— Start —

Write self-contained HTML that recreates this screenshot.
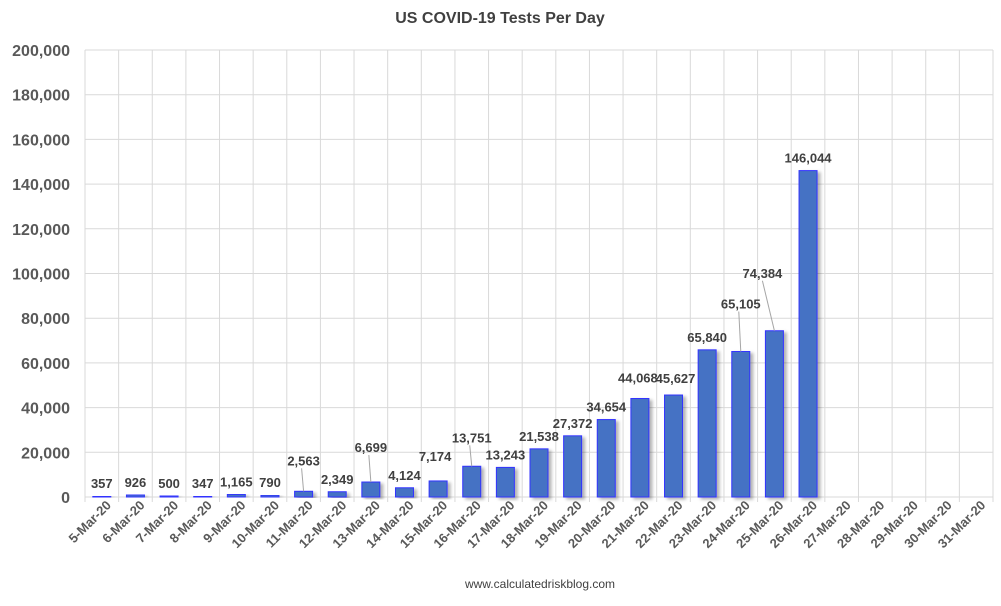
<!DOCTYPE html>
<html><head><meta charset="utf-8"><style>
body{margin:0;background:#fff;width:1001px;height:601px;overflow:hidden;font-family:"Liberation Sans",Arial,sans-serif}
</style></head><body>
<svg id="chart" width="1001" height="601" xmlns="http://www.w3.org/2000/svg">
<defs><filter id="sh" x="-20%" y="-5%" width="160%" height="120%"><feDropShadow dx="3" dy="2" stdDeviation="1.5" flood-color="#000" flood-opacity="0.3"/></filter></defs>
<rect x="0" y="0" width="1001" height="601" fill="#fff"/>
<text x="500" y="23" text-anchor="middle" font-size="16" font-weight="bold" fill="#404040">US COVID-19 Tests Per Day</text>
<g id="grid"></g><g id="bars"></g><g id="labels"></g><g id="yt"></g><g id="xt"></g>
<text x="540" y="588" text-anchor="middle" font-size="12" fill="#404040">www.calculatedriskblog.com</text>
</svg>
<script>
const categories=["5-Mar-20","6-Mar-20","7-Mar-20","8-Mar-20","9-Mar-20","10-Mar-20","11-Mar-20","12-Mar-20","13-Mar-20","14-Mar-20","15-Mar-20","16-Mar-20","17-Mar-20","18-Mar-20","19-Mar-20","20-Mar-20","21-Mar-20","22-Mar-20","23-Mar-20","24-Mar-20","25-Mar-20","26-Mar-20","27-Mar-20","28-Mar-20","29-Mar-20","30-Mar-20","31-Mar-20"];
const tests=[357,926,500,347,1165,790,2563,2349,6699,4124,7174,13751,13243,21538,27372,34654,44068,45627,65840,65105,74384,146044,null,null,null,null,null];
const yTicks=[0,20000,40000,60000,80000,100000,120000,140000,160000,180000,200000];
const labelLift=[0,0,0,0,0,0,18,0,22,0,12,16,0,0,0,0,8,4,0,35,45,0,0,0,0,0,0];
const labelShift=[0,0,0,0,0,0,0,0,0,0,-3,0,0,0,0,0,-2,2,0,0,-12,0,0,0,0,0,0];
const NS="http://www.w3.org/2000/svg";
const L=85,R=993,T=50,B=497,yMax=200000;
const bw=(R-L)/categories.length;
const y=v=>B-(v/yMax)*(B-T);
const x=i=>L+bw*(i+0.5);
function mk(t,a,p){const e=document.createElementNS(NS,t);for(const k in a)e.setAttribute(k,a[k]);p.appendChild(e);return e;}
const g=document.getElementById('grid'),yt=document.getElementById('yt'),xt=document.getElementById('xt'),bars=document.getElementById('bars'),lab=document.getElementById('labels');
yTicks.forEach(v=>{
 const ln=mk('line',{x1:L,x2:R,y1:y(v),y2:y(v),stroke:'#d9d9d9','stroke-width':1},g);
 
 
 const t=mk('text',{x:L-15,y:y(v)+6,'text-anchor':'end','font-size':16,'font-weight':'bold',fill:'#595959'},yt);
 t.textContent=v.toLocaleString('en-US');
 
 
});
for(let i=0;i<=categories.length;i++){
 const xx=L+bw*i;
 const ln=mk('line',{x1:xx,x2:xx,y1:T,y2:B+5,stroke:'#d9d9d9','stroke-width':1},g);
 
 
}
categories.forEach((c,i)=>{
 const t=mk('text',{transform:`translate(${x(i)+10},${B+9}) rotate(-45)`,'text-anchor':'end','font-size':13,'font-weight':'bold',fill:'#595959'},xt);
 t.textContent=c;
 
 
 const v=tests[i];
 if(v==null)return;
 const w=18,top=y(v);
 const r=mk('rect',{x:x(i)-w/2,y:top,width:w,height:Math.max(B-top,0.5),fill:'#4472c4',stroke:'#3333ff','stroke-width':1,filter:'url(#sh)'},bars);
 
 
 const lift=labelLift[i],lx=x(i)+labelShift[i],ly=top-8-lift;
 if(lift>12){
  const ll=mk('line',{x1:x(i),y1:top,x2:lx+(labelShift[i]?0:-2),y2:ly+3,stroke:'#a6a6a6','stroke-width':1},lab);
  
  
 }
 const tl=mk('text',{x:lx,y:ly,'text-anchor':'middle','font-size':13,'font-weight':'bold',fill:'#404040'},lab);
 tl.textContent=v.toLocaleString('en-US');
 
 
});
</script>
</body></html>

— End —

• **Stated task**
Quote the data above in full, leaving out the pictures it holds.

• **Answer to this problem**
Write self-contained HTML that recreates this screenshot.
<!DOCTYPE html>
<html><head><meta charset="utf-8"><style>
body{margin:0;background:#fff;width:1001px;height:601px;overflow:hidden;font-family:"Liberation Sans",Arial,sans-serif}
</style></head><body>
<svg id="chart" width="1001" height="601" xmlns="http://www.w3.org/2000/svg">
<defs><filter id="sh" x="-20%" y="-5%" width="160%" height="120%"><feDropShadow dx="3" dy="2" stdDeviation="1.5" flood-color="#000" flood-opacity="0.3"/></filter></defs>
<rect x="0" y="0" width="1001" height="601" fill="#fff"/>
<text x="500" y="23" text-anchor="middle" font-size="16" font-weight="bold" fill="#404040">US COVID-19 Tests Per Day</text>
<g id="grid"></g><g id="bars"></g><g id="labels"></g><g id="yt"></g><g id="xt"></g>
<text x="540" y="588" text-anchor="middle" font-size="12" fill="#404040">www.calculatedriskblog.com</text>
</svg>
<script>
const categories=["5-Mar-20","6-Mar-20","7-Mar-20","8-Mar-20","9-Mar-20","10-Mar-20","11-Mar-20","12-Mar-20","13-Mar-20","14-Mar-20","15-Mar-20","16-Mar-20","17-Mar-20","18-Mar-20","19-Mar-20","20-Mar-20","21-Mar-20","22-Mar-20","23-Mar-20","24-Mar-20","25-Mar-20","26-Mar-20","27-Mar-20","28-Mar-20","29-Mar-20","30-Mar-20","31-Mar-20"];
const tests=[357,926,500,347,1165,790,2563,2349,6699,4124,7174,13751,13243,21538,27372,34654,44068,45627,65840,65105,74384,146044,null,null,null,null,null];
const yTicks=[0,20000,40000,60000,80000,100000,120000,140000,160000,180000,200000];
const labelLift=[0,0,0,0,0,0,18,0,22,0,12,16,0,0,0,0,8,4,0,35,45,0,0,0,0,0,0];
const labelShift=[0,0,0,0,0,0,0,0,0,0,-3,0,0,0,0,0,-2,2,0,0,-12,0,0,0,0,0,0];
const NS="http://www.w3.org/2000/svg";
const L=85,R=993,T=50,B=497,yMax=200000;
const bw=(R-L)/categories.length;
const y=v=>B-(v/yMax)*(B-T);
const x=i=>L+bw*(i+0.5);
function mk(t,a,p){const e=document.createElementNS(NS,t);for(const k in a)e.setAttribute(k,a[k]);p.appendChild(e);return e;}
const g=document.getElementById('grid'),yt=document.getElementById('yt'),xt=document.getElementById('xt'),bars=document.getElementById('bars'),lab=document.getElementById('labels');
yTicks.forEach(v=>{
 const ln=mk('line',{x1:L,x2:R,y1:y(v),y2:y(v),stroke:'#d9d9d9','stroke-width':1},g);
 
 
 const t=mk('text',{x:L-15,y:y(v)+6,'text-anchor':'end','font-size':16,'font-weight':'bold',fill:'#595959'},yt);
 t.textContent=v.toLocaleString('en-US');
 
 
});
for(let i=0;i<=categories.length;i++){
 const xx=L+bw*i;
 const ln=mk('line',{x1:xx,x2:xx,y1:T,y2:B+5,stroke:'#d9d9d9','stroke-width':1},g);
 
 
}
categories.forEach((c,i)=>{
 const t=mk('text',{transform:`translate(${x(i)+10},${B+9}) rotate(-45)`,'text-anchor':'end','font-size':13,'font-weight':'bold',fill:'#595959'},xt);
 t.textContent=c;
 
 
 const v=tests[i];
 if(v==null)return;
 const w=18,top=y(v);
 const r=mk('rect',{x:x(i)-w/2,y:top,width:w,height:Math.max(B-top,0.5),fill:'#4472c4',stroke:'#3333ff','stroke-width':1,filter:'url(#sh)'},bars);
 
 
 const lift=labelLift[i],lx=x(i)+labelShift[i],ly=top-8-lift;
 if(lift>12){
  const ll=mk('line',{x1:x(i),y1:top,x2:lx+(labelShift[i]?0:-2),y2:ly+3,stroke:'#a6a6a6','stroke-width':1},lab);
  
  
 }
 const tl=mk('text',{x:lx,y:ly,'text-anchor':'middle','font-size':13,'font-weight':'bold',fill:'#404040'},lab);
 tl.textContent=v.toLocaleString('en-US');
 
 
});
</script>
</body></html>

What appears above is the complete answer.